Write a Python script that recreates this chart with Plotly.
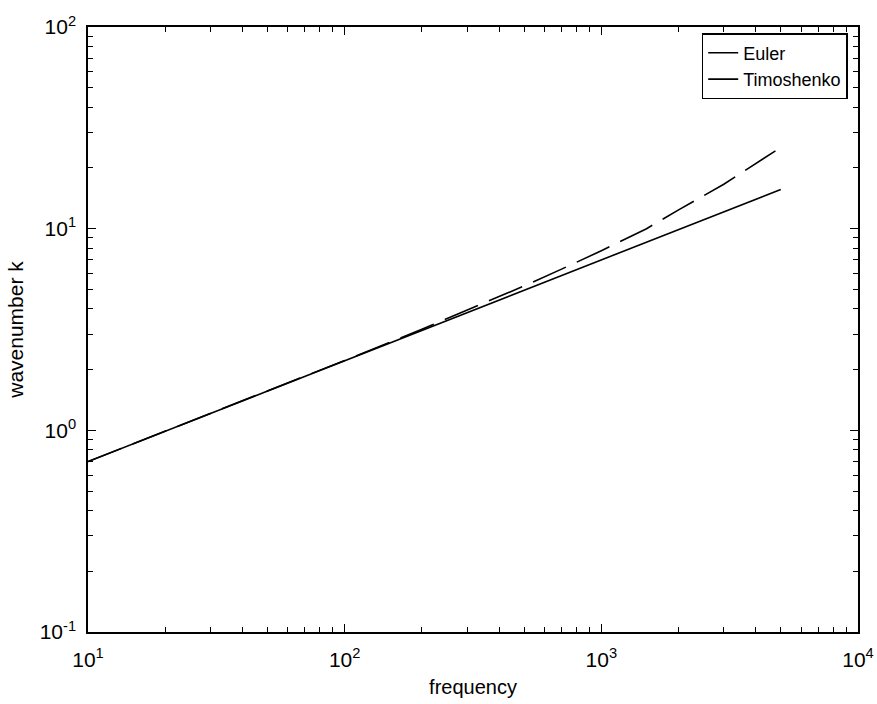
import plotly.graph_objects as go

# Data
frequency = [10, 20, 50, 100, 200, 300, 500, 700, 1000, 1500, 2000, 3000, 4000, 5000]
k_euler = [0.70, 0.99, 1.57, 2.22, 3.17, 3.93, 5.20, 6.30, 7.77, 10.0, 12.4, 16.6, 21.0, 25.3]
k_timoshenko = [0.70, 0.99, 1.57, 2.21, 3.13, 3.83, 4.95, 5.86, 7.00, 8.57, 9.90, 12.12, 14.0, 15.65]

x_tickvals = [10, 100, 1000, 10000]
x_ticktext = ["10<sup>1</sup>", "10<sup>2</sup>", "10<sup>3</sup>", "10<sup>4</sup>"]
y_tickvals = [0.1, 1, 10, 100]
y_ticktext = ["10<sup>-1</sup>", "10<sup>0</sup>", "10<sup>1</sup>", "10<sup>2</sup>"]

FONT = "Liberation Sans, Arial, Helvetica, sans-serif"

fig = go.Figure()
fig.add_trace(go.Scatter(x=frequency, y=k_euler, mode="lines", name="Euler",
                         line=dict(color="black", width=1.6, dash="36px,12px")))
fig.add_trace(go.Scatter(x=frequency, y=k_timoshenko, mode="lines", name="Timoshenko",
                         line=dict(color="black", width=1.6)))

def minor_vals(lo, hi):
    vals = []
    d = lo
    while d < hi:
        for m in range(2, 10):
            vals.append(m * d)
        d *= 10
    return vals

axis_common = dict(
    type="log", showline=True, linecolor="black", linewidth=1.5, mirror="allticks",
    ticks="inside", ticklen=8, tickwidth=1.2, tickcolor="black", showgrid=False,
    zeroline=False, tickfont=dict(family=FONT, size=21, color="black"),
    ticklabeloverflow="allow", automargin=False,
)

fig.update_xaxes(**axis_common, range=[1, 4], tickmode="array",
                 tickvals=x_tickvals, ticktext=x_ticktext, ticklabelstandoff=8,
                 minor=dict(tickmode="array", tickvals=minor_vals(10, 10000),
                            ticks="inside", ticklen=5, tickcolor="black", showgrid=False),
                 title=dict(text="frequency", font=dict(family=FONT, size=20, color="black"),
                            standoff=10))
fig.update_yaxes(**axis_common, range=[-1, 2], tickmode="array",
                 tickvals=y_tickvals, ticktext=y_ticktext, ticklabelstandoff=6,
                 minor=dict(tickmode="array", tickvals=minor_vals(0.1, 100),
                            ticks="inside", ticklen=5, tickcolor="black", showgrid=False),
                 title=dict(text="wavenumber k", font=dict(family=FONT, size=21, color="black"),
                            standoff=10))

fig.update_layout(
    width=877, height=704,
    margin=dict(l=88, r=19, t=27, b=72),
    paper_bgcolor="white", plot_bgcolor="white",
    showlegend=True,
    legend=dict(x=0.797, y=0.99, xanchor="left", yanchor="top",
                bgcolor="white", bordercolor="black", borderwidth=1.5,
                font=dict(family=FONT, size=18, color="black"),
                itemwidth=30, tracegroupgap=0),
)

fig.write_html("out.html")
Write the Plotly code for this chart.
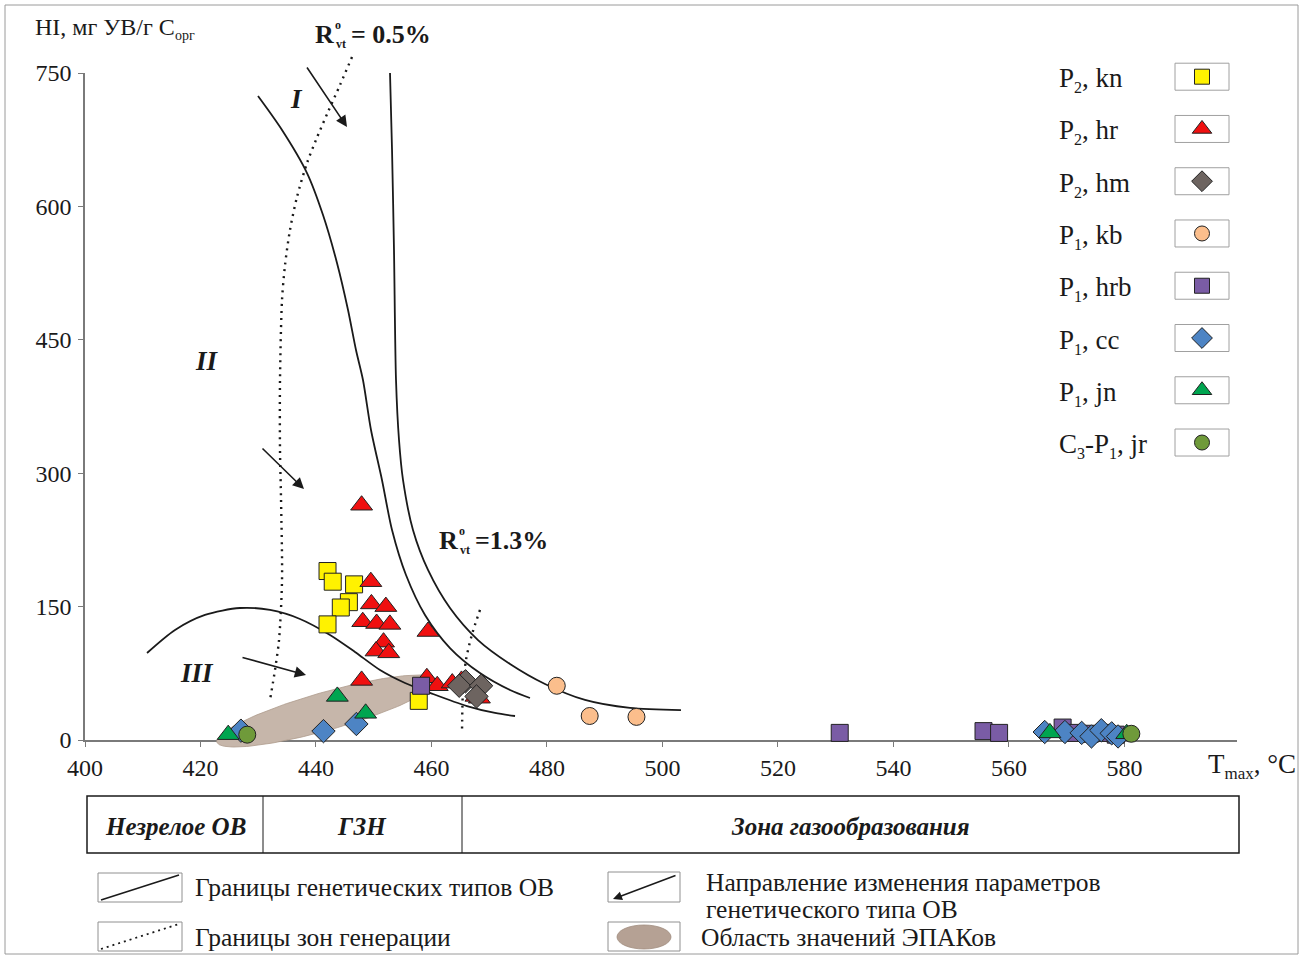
import numpy as np
import plotly.graph_objects as go

W, H = 1309, 957
FONT = "Liberation Serif"
INK = "#1a1a1a"

# ---------------- samples: Tmax (°C) and HI (mg HC / g TOC) ----------------
kn_T = [442.0, 442.9, 446.6, 445.7, 444.3, 442.0, 457.8]
kn_HI = [190, 178, 175, 155, 149, 130, 44]

hr_T = [447.9, 449.5, 449.6, 452.1, 448.1, 450.5, 452.8, 451.7, 450.4, 452.6,
        459.4, 447.9, 459.2, 461.0, 463.6, 465.2, 467.7, 468.3]
hr_HI = [264, 178, 153, 150, 133, 131, 130, 110, 100, 98,
         122, 67, 70, 61, 64, 67, 49, 47]

hm_T = [465.9, 464.8, 468.6, 467.8]
hm_HI = [66, 61, 61, 49]

kb_T = [481.7, 487.4, 495.5]
kb_HI = [61, 27, 26]

hrb_T = [458.2, 530.7, 555.6, 558.3, 569.3, 571.5, 574.0, 576.5, 578.5]
hrb_HI = [61, 8, 10, 8, 14, 8, 7, 8, 6]

cc_T = [427.0, 441.3, 447.0, 566.2, 569.7, 572.6, 574.3, 576.0, 577.8, 578.9]
cc_HI = [10.5, 10, 18, 9, 9, 8, 4, 11, 7.5, 4]

jn_T = [424.8, 443.7, 448.6, 567.1, 580.4]
jn_HI = [6, 49, 30, 8, 7]

jr_T = [428.1, 581.2]
jr_HI = [6, 7]


def sub(s):
    return "<sub><span style='font-size:16px'>" + s + "</span></sub>"


series = [
    ("P" + sub("2") + ", kn", kn_T, kn_HI, "square", "#fff200", 17),
    ("P" + sub("2") + ", hr", hr_T, hr_HI, "triangle-up", "#f01010", 19),
    ("P" + sub("2") + ", hm", hm_T, hm_HI, "diamond", "#6d6460", 18),
    ("P" + sub("1") + ", kb", kb_T, kb_HI, "circle", "#fbbe8c", 17),
    ("P" + sub("1") + ", hrb", hrb_T, hrb_HI, "square", "#7a5ca5", 17),
    ("P" + sub("1") + ", cc", cc_T, cc_HI, "diamond", "#4d84c4", 18),
    ("P" + sub("1") + ", jn", jn_T, jn_HI, "triangle-up", "#00a550", 19),
    ("C" + sub("3") + "-P" + sub("1") + ", jr", jr_T, jr_HI, "circle", "#6f9a3a", 17),
]

# ---------------- genetic-type boundaries (Tmax, HI) ----------------
type_I_T = [429.96, 434.12, 438.45, 441.22, 443.64, 445.55, 446.93, 448.14, 449.53,
            451.43, 453.17, 455.59, 458.88, 463.21, 468.40, 473.60, 477.06]
type_I_HI = [724.1, 685.9, 637.5, 590.3, 536.4, 483.5, 438.5, 404.8, 348.6,
             292.4, 236.1, 185.5, 140.6, 103.4, 75.3, 56.2, 47.2]

type_II_T = [452.82, 453.17, 453.51, 453.86, 454.38, 455.07, 456.80, 459.40, 463.21,
             468.06, 473.60, 479.66, 486.59, 494.38, 503.21]
type_II_HI = [750.0, 663.4, 551.0, 404.8, 337.3, 292.4, 236.1, 191.2, 148.4,
              112.4, 85.5, 63.0, 45.0, 36.0, 33.7]

type_III_T = [410.74, 415.59, 420.78, 426.84, 432.04, 437.23, 442.43, 446.76, 451.09,
              455.42, 460.27, 466.15, 471.00, 474.47]
type_III_HI = [97.8, 123.7, 140.6, 148.4, 146.2, 136.1, 118.1, 99.0, 78.7,
               64.1, 51.7, 38.2, 30.4, 27.0]

# ---------------- generation-zone boundaries (dotted) ----------------
ro05_T = [446.24, 444.16, 442.08, 440.0, 438.45, 436.71, 435.50, 434.64, 434.12,
          433.77, 433.77, 433.95, 434.12, 433.60, 432.90, 432.04]
ro05_HI = [768.0, 736.5, 706.2, 674.7, 648.8, 610.6, 573.5, 534.1, 494.7,
           404.8, 326.1, 269.9, 179.9, 112.4, 78.7, 45.0]

ro13_T = [468.40, 466.99, 465.98, 465.46, 465.29]
ro13_HI = [146.2, 118.1, 90.0, 56.2, 9.0]

# EPAK field: centre and two semi-axis vectors (°C, HI)
epak_center = (441.82, 32.6)
epak_ax1 = (18.99, 34.9)
epak_ax2 = (-0.895, 20.55)

# ---------------- axes ----------------
x_ticks = list(range(400, 581, 20))
y_ticks = list(range(0, 751, 150))
X_RANGE = (400, 599.5)
Y_RANGE = (0, 750)
PLOT_L, PLOT_R = 85, 1237      # px of x-range ends
PLOT_B, PLOT_T = 740, 73       # px of y-range ends

kx = (X_RANGE[1] - X_RANGE[0]) / (PLOT_R - PLOT_L)
ky = (Y_RANGE[1] - Y_RANGE[0]) / (PLOT_B - PLOT_T)
x2_range = [X_RANGE[0] - PLOT_L * kx, X_RANGE[0] + (W - PLOT_L) * kx]
y2_range = [Y_RANGE[0] - (H - PLOT_B) * ky, Y_RANGE[1] + PLOT_T * ky]

fig = go.Figure()

# anchor trace for the visible axes
fig.add_trace(go.Scatter(x=[None], y=[None], xaxis="x", yaxis="y",
                         showlegend=False, hoverinfo="skip"))

# EPAK field
t = np.linspace(0, 2 * np.pi, 200)
ex = epak_center[0] + np.cos(t) * epak_ax1[0] + np.sin(t) * epak_ax2[0]
ey = epak_center[1] + np.cos(t) * epak_ax1[1] + np.sin(t) * epak_ax2[1]
fig.add_trace(go.Scatter(x=ex, y=ey, xaxis="x2", yaxis="y2", mode="lines",
                         fill="toself", fillcolor="#c6b6aa",
                         line=dict(color="#ad9a8c", width=0.8),
                         showlegend=False, hoverinfo="skip"))

for tx, ty in [(type_I_T, type_I_HI), (type_II_T, type_II_HI), (type_III_T, type_III_HI)]:
    fig.add_trace(go.Scatter(x=tx, y=ty, xaxis="x2", yaxis="y2", mode="lines",
                             line=dict(color=INK, width=1.8, shape="spline", smoothing=0.8),
                             showlegend=False, hoverinfo="skip"))

for tx, ty in [(ro05_T, ro05_HI), (ro13_T, ro13_HI)]:
    fig.add_trace(go.Scatter(x=tx, y=ty, xaxis="x2", yaxis="y2", mode="lines",
                             line=dict(color=INK, width=2.4, dash="2px,5px",
                                       shape="spline", smoothing=0.8),
                             showlegend=False, hoverinfo="skip"))

for name, tx, ty, sym, col, size in series:
    fig.add_trace(go.Scatter(x=tx, y=ty, xaxis="x2", yaxis="y2", mode="markers",
                             name=name,
                             marker=dict(symbol=sym, color=col, size=size,
                                         line=dict(color="#222222", width=1)),
                             showlegend=False, cliponaxis=False))

# ---------------- legend (pixel layout on x3/y3) ----------------
LEG_Y0, LEG_DY = 76.7, 52.26
for i, (name, _, _, sym, col, size) in enumerate(series):
    cy = LEG_Y0 + i * LEG_DY
    fig.add_shape(type="rect", xref="x3", yref="y3", x0=1175, x1=1229,
                  y0=cy - 13.5, y1=cy + 13.5, line=dict(color="#a0a0a0", width=1),
                  fillcolor="white", layer="below")
    fig.add_trace(go.Scatter(x=[1202], y=[cy], xaxis="x3", yaxis="y3", mode="markers",
                             marker=dict(symbol=sym, color=col, size=size - 2,
                                         line=dict(color="#222222", width=1)),
                             showlegend=False, hoverinfo="skip"))
    fig.add_annotation(xref="x3", yref="y3", x=1057, y=cy + 3, text=name,
                       showarrow=False, xanchor="left", yanchor="middle",
                       font=dict(family=FONT, size=27, color=INK))

# ---------------- labels ----------------
def label(x, y, text, size, anchor="left"):
    fig.add_annotation(xref="x3", yref="y3", x=x, y=y, text=text, showarrow=False,
                       xanchor=anchor, yanchor="middle",
                       font=dict(family=FONT, size=size, color=INK))

label(33, 28, "HI, мг УВ/г С<sub><span style='font-size:14px'>орг</span></sub>", 24)
label(1206, 766, "T<sub><span style='font-size:17px'>max</span></sub>, °C", 27)

# region numerals
label(296, 99, "<b><i>I</i></b>", 27, "center")
label(207, 361, "<b><i>II</i></b>", 27, "center")
label(197, 673, "<b><i>III</i></b>", 27, "center")

# vitrinite reflectance labels
def ro_label(x, y, value):
    label(x, y, "<b>R</b>", 26)
    label(x + 20, y - 9, "<b>o</b>", 12)
    label(x + 21, y + 10, "<b>vt</b>", 12)
    label(x + 36, y, "<b>" + value + "</b>", 26)

ro_label(313, 34, "= 0.5%")
ro_label(437, 540, "=1.3%")

# direction arrows
for (x0, y0, x1, y1) in [(306, 66, 347, 127), (261, 447, 304, 489), (241, 657, 306, 675)]:
    fig.add_annotation(xref="x3", yref="y3", axref="x3", ayref="y3",
                       x=x1, y=y1, ax=x0, ay=y0, text="", showarrow=True,
                       arrowhead=2, arrowsize=1.4, arrowwidth=1.6, arrowcolor=INK)

# ---------------- maturity zones table ----------------
fig.add_shape(type="rect", xref="x3", yref="y3", x0=87, x1=1239, y0=796, y1=853,
              line=dict(color=INK, width=1.5))
for xd in (263, 462):
    fig.add_shape(type="line", xref="x3", yref="y3", x0=xd, x1=xd, y0=796, y1=853,
                  line=dict(color=INK, width=1))
label(175, 826, "<b><i>Незрелое ОВ</i></b>", 25, "center")
label(362, 826, "<b><i>ГЗН</i></b>", 25, "center")
label(850, 826, "<b><i>Зона газообразования</i></b>", 25, "center")

# ---------------- symbol key ----------------
box = dict(color="#909090", width=1)
fig.add_shape(type="rect", xref="x3", yref="y3", x0=98, x1=182, y0=873, y1=902, line=box)
fig.add_shape(type="line", xref="x3", yref="y3", x0=101, x1=179, y0=900, y1=875,
              line=dict(color=INK, width=1.6))
fig.add_shape(type="rect", xref="x3", yref="y3", x0=98, x1=182, y0=922, y1=951, line=box)
fig.add_shape(type="line", xref="x3", yref="y3", x0=101, x1=179, y0=949, y1=924,
              line=dict(color=INK, width=1.8, dash="2px,4px"))
fig.add_shape(type="rect", xref="x3", yref="y3", x0=608, x1=680, y0=872, y1=902, line=box)
fig.add_annotation(xref="x3", yref="y3", axref="x3", ayref="y3",
                   x=613, y=899, ax=677, ay=875, text="", showarrow=True,
                   arrowhead=2, arrowsize=1.2, arrowwidth=1.5, arrowcolor=INK)
fig.add_shape(type="rect", xref="x3", yref="y3", x0=608, x1=680, y0=922, y1=951, line=box)
fig.add_shape(type="circle", xref="x3", yref="y3", x0=617, x1=671, y0=925, y1=949,
              fillcolor="#b5a194", line=dict(color="#a08c7e", width=0.8))

label(193, 887, "Границы генетических типов ОВ", 25.5)
label(193, 937, "Границы зон генерации", 25.5)
label(704, 882, "Направление изменения параметров", 25.5)
label(704, 909, "генетического типа ОВ", 25.5)
label(699, 937, "Область значений ЭПАКов", 25.5)

# outer frame
fig.add_shape(type="rect", xref="x3", yref="y3", x0=5, x1=1298, y0=5, y1=954,
              line=dict(color="#9a9a9a", width=1))

axis_common = dict(showgrid=False, zeroline=False, showline=True, linecolor="#7a7a7a",
                   linewidth=1.5, ticks="outside", ticklen=5, tickcolor="#7a7a7a",
                   tickwidth=1.3, automargin=False,
                   tickfont=dict(family=FONT, size=24, color=INK))
hidden = dict(visible=False, showgrid=False, zeroline=False, fixedrange=True,
              automargin=False)

fig.update_layout(
    width=W, height=H,
    autosize=False,
    margin=dict(l=0, r=0, t=0, b=0, pad=0, autoexpand=False),
    paper_bgcolor="white", plot_bgcolor="rgba(0,0,0,0)",
    showlegend=False,
    xaxis=dict(domain=[PLOT_L / W, PLOT_R / W], range=list(X_RANGE), tickvals=x_ticks,
               anchor="y", ticklabelstandoff=0, **axis_common),
    yaxis=dict(domain=[1 - PLOT_B / H, 1 - PLOT_T / H], range=list(Y_RANGE),
               tickvals=y_ticks, anchor="x", ticklabelstandoff=2, **axis_common),
    xaxis2=dict(domain=[0, 1], range=x2_range, anchor="y2", **hidden),
    yaxis2=dict(domain=[0, 1], range=y2_range, anchor="x2", **hidden),
    xaxis3=dict(domain=[0, 1], range=[0, W], anchor="y3", **hidden),
    yaxis3=dict(domain=[0, 1], range=[H, 0], anchor="x3", **hidden),
)

fig.write_html("out.html")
▬▬▬▬▬▬
WHAT YOU NEED TO DO
Copy the lines above exactly, starting at the one with "Write the Plotly code for this chart." and ending at the one with "kn_HI = [190, 178, 175, 155, 149, 130, 44]", both included. Leave out any pictures and add nothing else.

REPLY
Write the Plotly code for this chart.
import numpy as np
import plotly.graph_objects as go

W, H = 1309, 957
FONT = "Liberation Serif"
INK = "#1a1a1a"

# ---------------- samples: Tmax (°C) and HI (mg HC / g TOC) ----------------
kn_T = [442.0, 442.9, 446.6, 445.7, 444.3, 442.0, 457.8]
kn_HI = [190, 178, 175, 155, 149, 130, 44]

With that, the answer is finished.